Hemingway instructed writers to write about fishing in highly specialized language. The more specialized and specific, the greater the credibility. He didn't advise writers to make up terminology or to fake expertise. Rather, he suggested that taking the time to really learn the lexicon of an obscure (but compelling) art could provide a shortcut to a writer winning deep credibility with a reader.
So I wold talk about the virtues of sans serif versus serif fonts. I would talk about specific tactics related to margins and the spare use of bolds to emphasize certain information. In presentations about interview skills, I would -- before talking about the most important material (the stuff I really needed folks to focus on and trust me about) -- talk about knit versus woven ties. It had very little to do with the substantive commentary. But it had everything to do with building the credibility necessary with the audience to make them pay attention to the stuff that really mattered.
I suppose it all leaves me open to the accusation that there was something snake-oily about the advice that I was providing. That its provision was always predicated on a kind of performance. Of course, I could slip right out of that, snake oil or no, by asserting that any presentation of information for the sake of making an argument constitutes a kind of performance. There's no way around that assertion, I think. And if my intentions were good (I really did want these kids to get jobs, to feel worthy of the praise and wages of whatever company they thought would best leverage their services), then was I guilty of manipulation in any kind of truly nefarious sense?
They left my office, they left the auditoriums in which I spoke, feeling better about themselves more often than not. I'll take that outcome every time.
Now. As to the question of whether this confidence (and improvement in self-valuation) was warranted -- whether it was something that meant these same individuals really did have a better shot at securing employment or admission to top graduate programs, or whatever -- I would not look anyone in the eye and say that it was warranted every single time. No. I couldn't do that.

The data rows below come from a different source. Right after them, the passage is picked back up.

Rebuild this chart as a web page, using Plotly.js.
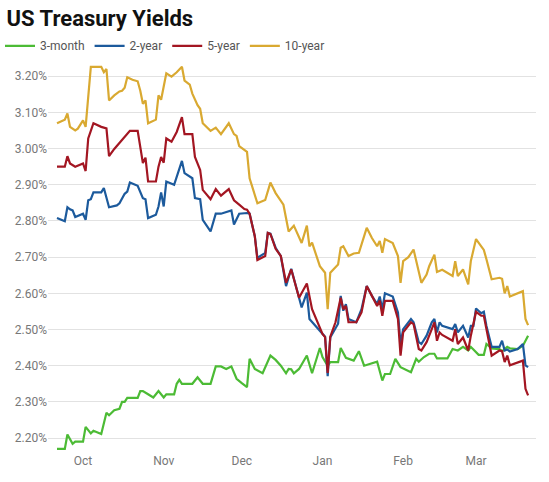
<!DOCTYPE html>
<html>
<head>
<meta charset="utf-8">
<script src="https://cdn.plot.ly/plotly-3.0.1.min.js"></script>
<style>
html,body{margin:0;padding:0;background:#fff;}
#chart{width:549px;height:482px;}
</style>
</head>
<body>
<div id="chart"></div>
<script>
// ---- Data ----
var seriesNames = ["3-month", "2-year", "5-year", "10-year"];
var seriesColors = ["#4cbb35", "#1c5a9c", "#a31622", "#d9a931"];

var dates3m = ["2018-09-21","2018-09-24","2018-09-25","2018-09-27","2018-09-28","2018-10-01","2018-10-02","2018-10-04","2018-10-05","2018-10-08","2018-10-10","2018-10-11","2018-10-13","2018-10-15","2018-10-16","2018-10-17","2018-10-18","2018-10-22","2018-10-23","2018-10-24","2018-10-26","2018-10-28","2018-10-30","2018-11-01","2018-11-02","2018-11-05","2018-11-06","2018-11-07","2018-11-08","2018-11-12","2018-11-14","2018-11-16","2018-11-19","2018-11-21","2018-11-23","2018-11-25","2018-11-27","2018-11-29","2018-12-01","2018-12-03","2018-12-04","2018-12-06","2018-12-09","2018-12-12","2018-12-14","2018-12-16","2018-12-18","2018-12-19","2018-12-20","2018-12-21","2018-12-23","2018-12-26","2018-12-28","2018-12-31","2019-01-01","2019-01-03","2019-01-04","2019-01-07","2019-01-08","2019-01-10","2019-01-13","2019-01-15","2019-01-17","2019-01-19","2019-01-22","2019-01-24","2019-01-25","2019-01-27","2019-01-29","2019-01-31","2019-02-04","2019-02-06","2019-02-07","2019-02-09","2019-02-11","2019-02-13","2019-02-14","2019-02-18","2019-02-20","2019-02-22","2019-02-24","2019-02-26","2019-02-27","2019-02-28","2019-03-02","2019-03-04","2019-03-05","2019-03-07","2019-03-10","2019-03-11","2019-03-13","2019-03-14","2019-03-17","2019-03-19","2019-03-20","2019-03-21"];
var yield3m = [2.17,2.17,2.21,2.184,2.19,2.19,2.231,2.213,2.22,2.211,2.27,2.263,2.277,2.281,2.30,2.30,2.311,2.311,2.33,2.33,2.321,2.312,2.33,2.312,2.321,2.321,2.35,2.361,2.35,2.35,2.368,2.35,2.35,2.398,2.398,2.391,2.398,2.364,2.352,2.341,2.419,2.391,2.379,2.428,2.416,2.40,2.379,2.391,2.39,2.379,2.391,2.428,2.379,2.449,2.424,2.40,2.41,2.41,2.449,2.422,2.414,2.44,2.40,2.405,2.411,2.359,2.377,2.377,2.419,2.396,2.382,2.419,2.411,2.424,2.433,2.433,2.42,2.42,2.446,2.442,2.452,2.442,2.452,2.445,2.43,2.43,2.46,2.448,2.446,2.44,2.452,2.448,2.446,2.455,2.469,2.483];

var dates2y = ["2018-09-21","2018-09-24","2018-09-25","2018-09-26","2018-09-27","2018-09-28","2018-10-01","2018-10-02","2018-10-03","2018-10-04","2018-10-05","2018-10-08","2018-10-09","2018-10-11","2018-10-14","2018-10-15","2018-10-17","2018-10-18","2018-10-19","2018-10-22","2018-10-24","2018-10-25","2018-10-26","2018-10-29","2018-10-30","2018-10-31","2018-11-01","2018-11-02","2018-11-05","2018-11-08","2018-11-09","2018-11-12","2018-11-13","2018-11-15","2018-11-16","2018-11-19","2018-11-21","2018-11-23","2018-11-27","2018-11-28","2018-11-30","2018-12-03","2018-12-04","2018-12-06","2018-12-07","2018-12-10","2018-12-11","2018-12-12","2018-12-14","2018-12-16","2018-12-18","2018-12-20","2018-12-24","2018-12-26","2018-12-27","2019-01-01","2019-01-02","2019-01-03","2019-01-04","2019-01-07","2019-01-08","2019-01-09","2019-01-10","2019-01-11","2019-01-14","2019-01-16","2019-01-18","2019-01-20","2019-01-22","2019-01-23","2019-01-24","2019-01-25","2019-01-28","2019-01-30","2019-01-31","2019-02-01","2019-02-04","2019-02-05","2019-02-07","2019-02-08","2019-02-10","2019-02-12","2019-02-13","2019-02-14","2019-02-15","2019-02-16","2019-02-20","2019-02-21","2019-02-22","2019-02-24","2019-02-26","2019-02-27","2019-02-28","2019-03-01","2019-03-03","2019-03-04","2019-03-05","2019-03-07","2019-03-10","2019-03-11","2019-03-12","2019-03-13","2019-03-14","2019-03-17","2019-03-19","2019-03-20","2019-03-21"];
var yield2y = [2.808,2.799,2.838,2.832,2.829,2.811,2.82,2.803,2.857,2.86,2.879,2.879,2.891,2.838,2.843,2.849,2.875,2.881,2.906,2.897,2.863,2.86,2.808,2.817,2.84,2.879,2.84,2.909,2.90,2.966,2.932,2.918,2.863,2.86,2.803,2.771,2.82,2.82,2.829,2.79,2.82,2.822,2.82,2.758,2.698,2.712,2.767,2.765,2.726,2.703,2.62,2.668,2.561,2.602,2.529,2.488,2.48,2.371,2.478,2.516,2.593,2.552,2.57,2.529,2.52,2.556,2.62,2.593,2.57,2.591,2.556,2.60,2.591,2.547,2.46,2.501,2.529,2.52,2.465,2.46,2.483,2.52,2.529,2.492,2.52,2.51,2.501,2.515,2.492,2.51,2.478,2.51,2.51,2.558,2.545,2.549,2.51,2.452,2.452,2.469,2.442,2.445,2.439,2.446,2.46,2.401,2.396];

var dates5y = ["2018-09-21","2018-09-24","2018-09-25","2018-09-26","2018-09-28","2018-09-30","2018-10-01","2018-10-02","2018-10-03","2018-10-05","2018-10-08","2018-10-10","2018-10-11","2018-10-13","2018-10-17","2018-10-19","2018-10-22","2018-10-24","2018-10-25","2018-10-26","2018-10-29","2018-10-30","2018-10-31","2018-11-01","2018-11-02","2018-11-04","2018-11-06","2018-11-08","2018-11-09","2018-11-12","2018-11-13","2018-11-15","2018-11-16","2018-11-19","2018-11-21","2018-11-23","2018-11-26","2018-11-28","2018-11-30","2018-12-02","2018-12-03","2018-12-04","2018-12-06","2018-12-07","2018-12-10","2018-12-11","2018-12-12","2018-12-14","2018-12-16","2018-12-18","2018-12-20","2018-12-23","2018-12-26","2018-12-28","2019-01-01","2019-01-02","2019-01-03","2019-01-04","2019-01-06","2019-01-08","2019-01-09","2019-01-10","2019-01-11","2019-01-14","2019-01-16","2019-01-18","2019-01-20","2019-01-22","2019-01-23","2019-01-24","2019-01-25","2019-01-28","2019-01-30","2019-01-31","2019-02-01","2019-02-04","2019-02-05","2019-02-07","2019-02-08","2019-02-10","2019-02-12","2019-02-13","2019-02-14","2019-02-15","2019-02-16","2019-02-20","2019-02-21","2019-02-22","2019-02-24","2019-02-26","2019-02-27","2019-03-01","2019-03-03","2019-03-04","2019-03-05","2019-03-07","2019-03-10","2019-03-11","2019-03-12","2019-03-13","2019-03-14","2019-03-17","2019-03-19","2019-03-20","2019-03-21"];
var yield5y = [2.95,2.95,2.979,2.959,2.95,2.957,2.959,2.938,3.028,3.07,3.06,3.056,2.979,2.999,3.032,3.049,3.049,2.96,2.975,2.909,2.909,2.95,2.977,2.961,3.028,3.019,3.046,3.087,3.04,3.04,2.977,2.941,2.886,2.86,2.888,2.87,2.888,2.857,2.845,2.833,2.831,2.82,2.758,2.692,2.703,2.767,2.764,2.723,2.703,2.629,2.666,2.588,2.627,2.556,2.488,2.479,2.38,2.48,2.52,2.588,2.556,2.565,2.52,2.52,2.547,2.62,2.593,2.565,2.58,2.538,2.579,2.579,2.529,2.428,2.492,2.52,2.515,2.446,2.442,2.465,2.501,2.52,2.469,2.492,2.485,2.469,2.501,2.46,2.478,2.442,2.483,2.549,2.538,2.538,2.501,2.428,2.442,2.44,2.41,2.428,2.401,2.41,2.414,2.336,2.318];

var dates10y = ["2018-09-21","2018-09-24","2018-09-25","2018-09-26","2018-09-28","2018-09-29","2018-10-01","2018-10-02","2018-10-04","2018-10-08","2018-10-09","2018-10-10","2018-10-11","2018-10-13","2018-10-15","2018-10-16","2018-10-17","2018-10-18","2018-10-20","2018-10-22","2018-10-23","2018-10-24","2018-10-25","2018-10-26","2018-10-29","2018-10-30","2018-10-31","2018-11-02","2018-11-04","2018-11-06","2018-11-08","2018-11-09","2018-11-11","2018-11-12","2018-11-14","2018-11-15","2018-11-16","2018-11-18","2018-11-19","2018-11-21","2018-11-23","2018-11-26","2018-11-28","2018-11-29","2018-11-30","2018-12-03","2018-12-04","2018-12-07","2018-12-10","2018-12-12","2018-12-14","2018-12-17","2018-12-19","2018-12-21","2018-12-24","2018-12-26","2018-12-27","2018-12-28","2018-12-31","2019-01-02","2019-01-03","2019-01-04","2019-01-07","2019-01-08","2019-01-09","2019-01-11","2019-01-13","2019-01-15","2019-01-16","2019-01-18","2019-01-20","2019-01-22","2019-01-23","2019-01-24","2019-01-25","2019-01-28","2019-01-30","2019-01-31","2019-02-01","2019-02-03","2019-02-05","2019-02-07","2019-02-08","2019-02-10","2019-02-11","2019-02-13","2019-02-14","2019-02-16","2019-02-20","2019-02-21","2019-02-22","2019-02-24","2019-02-26","2019-02-27","2019-03-01","2019-03-03","2019-03-04","2019-03-05","2019-03-07","2019-03-10","2019-03-11","2019-03-12","2019-03-13","2019-03-14","2019-03-17","2019-03-19","2019-03-20","2019-03-21"];
var yield10y = [3.07,3.08,3.097,3.06,3.05,3.055,3.078,3.06,3.226,3.226,3.211,3.22,3.133,3.147,3.158,3.16,3.168,3.197,3.19,3.186,3.16,3.124,3.133,3.07,3.08,3.147,3.135,3.208,3.199,3.211,3.226,3.188,3.177,3.152,3.12,3.11,3.07,3.056,3.049,3.058,3.04,3.07,3.04,3.035,3.007,2.991,2.918,2.849,2.858,2.906,2.877,2.845,2.771,2.787,2.739,2.787,2.73,2.74,2.675,2.657,2.556,2.657,2.68,2.726,2.73,2.703,2.71,2.712,2.735,2.781,2.753,2.73,2.745,2.712,2.75,2.739,2.703,2.629,2.689,2.70,2.721,2.657,2.629,2.652,2.675,2.707,2.659,2.665,2.648,2.689,2.648,2.666,2.625,2.689,2.75,2.73,2.72,2.694,2.639,2.643,2.64,2.60,2.62,2.591,2.60,2.606,2.529,2.512];

var yTickVals = [2.2, 2.3, 2.4, 2.5, 2.6, 2.7, 2.8, 2.9, 3.0, 3.1, 3.2];
var yTickText = yTickVals.map(function(v){ return v.toFixed(2) + '%'; });

var allDates = [dates3m, dates2y, dates5y, dates10y];
var allYields = [yield3m, yield2y, yield5y, yield10y];

var traces = seriesNames.map(function(name, i){
  return {
    type: 'scatter', mode: 'lines', name: name,
    x: allDates[i], y: allYields[i],
    line: {color: seriesColors[i], width: 2.2},
    hoverinfo: 'skip'
  };
});

var layout = {
  width: 549, height: 482,
  paper_bgcolor: '#ffffff', plot_bgcolor: '#ffffff',
  margin: {l: 48, r: 13, t: 58, b: 30},
  font: {family: 'Roboto, "Open Sans", sans-serif', color: '#666', size: 12},
  title: {
    text: 'US Treasury Yields',
    font: {family: 'Roboto, sans-serif', size: 22, color: '#111', weight: 'bold'},
    x: 0.012, xref: 'container', xanchor: 'left',
    y: 0.963, yref: 'container', yanchor: 'middle'
  },
  showlegend: true,
  legend: {
    orientation: 'h', xref: 'container', yref: 'container',
    x: 0.0, xanchor: 'left', y: 0.905, yanchor: 'middle',
    font: {size: 12, color: '#555'}, itemwidth: 30,
    traceorder: 'normal', bgcolor: 'rgba(0,0,0,0)'
  },
  xaxis: {
    type: 'date',
    range: ['2018-09-17 13:00', '2019-03-24 01:00'],
    tick0: '2018-10-01', dtick: 'M1', tickformat: '%b',
    showgrid: false, zeroline: false, showline: false,
    ticks: '', tickfont: {size: 12, color: '#777'}
  },
  yaxis: {
    range: [2.1615, 3.244],
    tickmode: 'array', tickvals: yTickVals, ticktext: yTickText,
    showgrid: true, gridcolor: '#e2e2e2', gridwidth: 1,
    zeroline: false, showline: false, ticks: '',
    tickfont: {size: 12, color: '#777'}
  }
};

Plotly.newPlot('chart', traces, layout, {displayModeBar: false, staticPlot: true});
</script>
</body>
</html>
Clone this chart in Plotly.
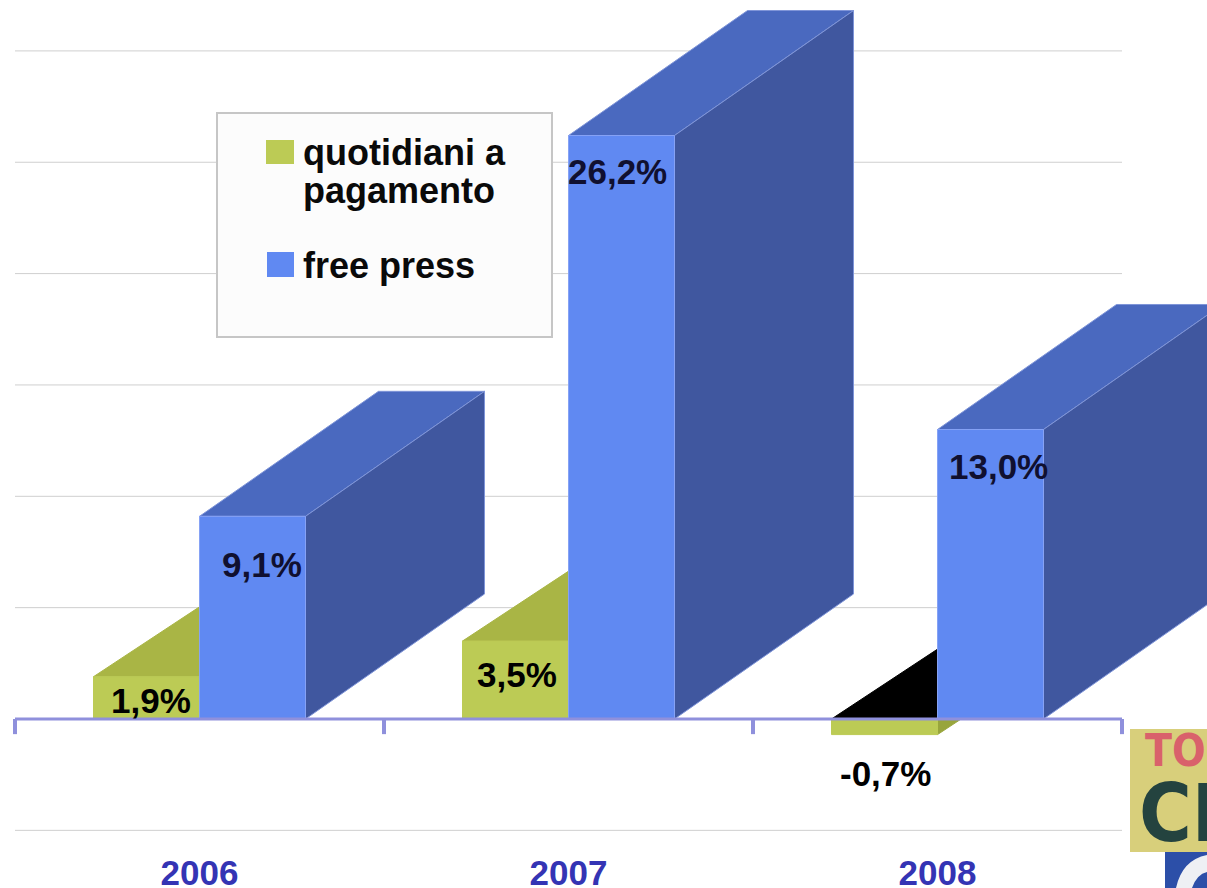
import plotly.graph_objects as go

# ---- data ----
years = ["2006", "2007", "2008"]
paid = [1.9, 3.5, -0.7]
free = [9.1, 26.2, 13.0]
paid_labels = ["1,9%", "3,5%", "-0,7%"]
free_labels = ["9,1%", "26,2%", "13,0%"]
grid_values = [-5, 5, 10, 15, 20, 25, 30]
legend_lines = ["quotidiani a", "pagamento", "free press"]

# ---- geometry / style ----
W, H = 1207, 888
PX_X, PX_Y = 369.0, 22.27
X0, Y0 = 199.5, 719.0
BAR = 106 / PX_X
DX = 179 / PX_X
DY_FREE = 125 / PX_Y
DY_PAID = 118 / PX_Y

GREEN, GREEN_TOP, GREEN_SIDE = "#bccb55", "#a9b545", "#98a53c"
BLUE, BLUE_TOP, BLUE_SIDE = "#6089f2", "#4a69bf", "#40579f"
AXIS = "#8f90dc"
GRID = "#cfcfcf"
FONT = "Liberation Sans"

fig = go.Figure()


def poly(xs, ys, fill, line=None):
    fig.add_trace(go.Scatter(
        x=xs + xs[:1], y=ys + ys[:1], mode="lines", fill="toself", fillcolor=fill,
        line=dict(color=line or fill, width=1), hoverinfo="skip", showlegend=False))


# gridlines
for g in grid_values:
    fig.add_trace(go.Scatter(x=[-0.5, 2.5], y=[g, g], mode="lines",
                             line=dict(color=GRID, width=1), hoverinfo="skip", showlegend=False))


def paid_bar(i, v):
    l, r = i - BAR, i
    top = max(v, 0)
    color_top = "#000000" if v < 0 else GREEN_TOP
    poly([l, r, r + DX, l + DX], [top, top, top + DY_PAID, top + DY_PAID], color_top)
    if v < 0:
        poly([r, r + DX, r + DX, r], [0, DY_PAID, v + DY_PAID, v], GREEN_SIDE)
    poly([l, r, r, l], [min(v, 0), min(v, 0), top, top], GREEN)


def free_bar(i, v):
    l, r = i, i + BAR
    poly([l, r, r + DX, l + DX], [v, v, v + DY_FREE, v + DY_FREE], BLUE_TOP, "#7f95d8")
    poly([r, r + DX, r + DX, r], [0, DY_FREE, v + DY_FREE, v], BLUE_SIDE, "#7f95d8")
    poly([l, r, r, l], [0, 0, v, v], BLUE, "#86a2f5")


for i in range(len(years)):
    paid_bar(i, paid[i])
    free_bar(i, free[i])

# axis line and group ticks
edges = [-0.5, 0.5, 1.5, 2.5]
fig.add_trace(go.Scatter(x=[edges[0], edges[-1]], y=[0, 0], mode="lines",
                         line=dict(color=AXIS, width=3), hoverinfo="skip", showlegend=False))
for e in edges:
    fig.add_trace(go.Scatter(x=[e, e], y=[0, -0.68], mode="lines",
                             line=dict(color=AXIS, width=4), hoverinfo="skip", showlegend=False))

# category labels
fig.add_trace(go.Scatter(x=list(range(len(years))), y=[-7.05] * len(years), mode="text",
                         text=[f"<b>{y}</b>" for y in years],
                         textfont=dict(family=FONT, size=35, color="#3434b4"),
                         hoverinfo="skip", showlegend=False, cliponaxis=False))

annotations = []
paid_off = [(-49, -24), (-52, -33), (-52, -54)]
free_off = [(62, -48), (49, -36), (61, -37)]
for i in range(len(years)):
    annotations.append(dict(x=i, y=max(paid[i], 0), xref="x", yref="y", text=f"<b>{paid_labels[i]}</b>",
                            showarrow=False, xshift=paid_off[i][0], yshift=paid_off[i][1],
                            font=dict(family=FONT, size=35, color="#000000")))
    annotations.append(dict(x=i, y=free[i], xref="x", yref="y", text=f"<b>{free_labels[i]}</b>",
                            showarrow=False, xshift=free_off[i][0], yshift=free_off[i][1],
                            font=dict(family=FONT, size=35, color="#101030")))


def px(x):
    return x / W


def py(y):
    return 1 - y / H


shapes = [
    dict(type="rect", xref="paper", yref="paper", x0=px(217), x1=px(552), y0=py(337), y1=py(113),
         fillcolor="#fcfcfc", line=dict(color="#c6c6c6", width=2), layer="above"),
    dict(type="rect", xref="paper", yref="paper", x0=px(266), x1=px(294), y0=py(164), y1=py(140),
         fillcolor=GREEN, line=dict(width=0), layer="above"),
    dict(type="rect", xref="paper", yref="paper", x0=px(267), x1=px(294), y0=py(277), y1=py(252),
         fillcolor=BLUE, line=dict(width=0), layer="above"),
    # logo fragment in the corner
    dict(type="rect", xref="paper", yref="paper", x0=px(1130), x1=px(1207), y0=py(852), y1=py(729),
         fillcolor="#d8cf7b", line=dict(width=0), layer="above"),
    dict(type="rect", xref="paper", yref="paper", x0=px(1165), x1=px(1207), y0=py(888), y1=py(852),
         fillcolor="#2c4fa8", line=dict(width=0), layer="above"),
    dict(type="path", xref="paper", yref="paper", layer="above", fillcolor="#eef0f4", line=dict(width=0),
         path=f"M {px(1176)} {py(888)} Q {px(1182)} {py(860)} {px(1207)} {py(855)} "
              f"L {px(1207)} {py(872)} Q {px(1197)} {py(874)} {px(1192)} {py(888)} Z"),
]

for text, ypos in zip(legend_lines, [153, 190, 265]):
    annotations.append(dict(x=px(301), y=py(ypos), xref="paper", yref="paper", xanchor="left", yanchor="middle",
                            align="left", showarrow=False, text=f"<b>{text}</b>",
                            font=dict(family=FONT, size=36, color="#0a0a0a")))

annotations += [
    dict(x=px(1143), y=py(750), xref="paper", yref="paper", xanchor="left", yanchor="middle", showarrow=False,
         text="<b>TO</b>", font=dict(family="DejaVu Sans Condensed", size=44, color="#d9616b")),
    dict(x=px(1137), y=py(813), xref="paper", yref="paper", xanchor="left", yanchor="middle", showarrow=False,
         text="<b>CR</b>", font=dict(family="DejaVu Sans Condensed", size=80, color="#24433f")),
]

fig.update_layout(
    width=W, height=H, margin=dict(l=0, r=0, t=0, b=0, pad=0),
    paper_bgcolor="#ffffff", plot_bgcolor="#ffffff", showlegend=False,
    xaxis=dict(range=[-X0 / PX_X, (W - X0) / PX_X], visible=False, fixedrange=True),
    yaxis=dict(range=[(Y0 - H) / PX_Y, Y0 / PX_Y], visible=False, fixedrange=True),
    shapes=shapes, annotations=annotations,
)

fig.write_html("out.html", config=dict(displayModeBar=False),
               post_script="document.body.style.margin='0';document.documentElement.style.overflow='hidden';")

It got them through the day, though. And another thing that I realized in my capacity as a lone advisor and voice of reason was that helping someone get through the day could be an act of holiness. Of grace. Get someone through the day, and do so without comment to oneself on their capacities to survive in general. Help them find the reserve to get back to the content of their daily routine and work. And I will say: yes, you did that person a service worth the investment of their time, energy, and gratitude. You can sleep well knowing that their burden was eased for a little while.
I guess. Most of the time I just drove home in the sleet and the snow and the rain and hoped that they didn't think I was faking all of it.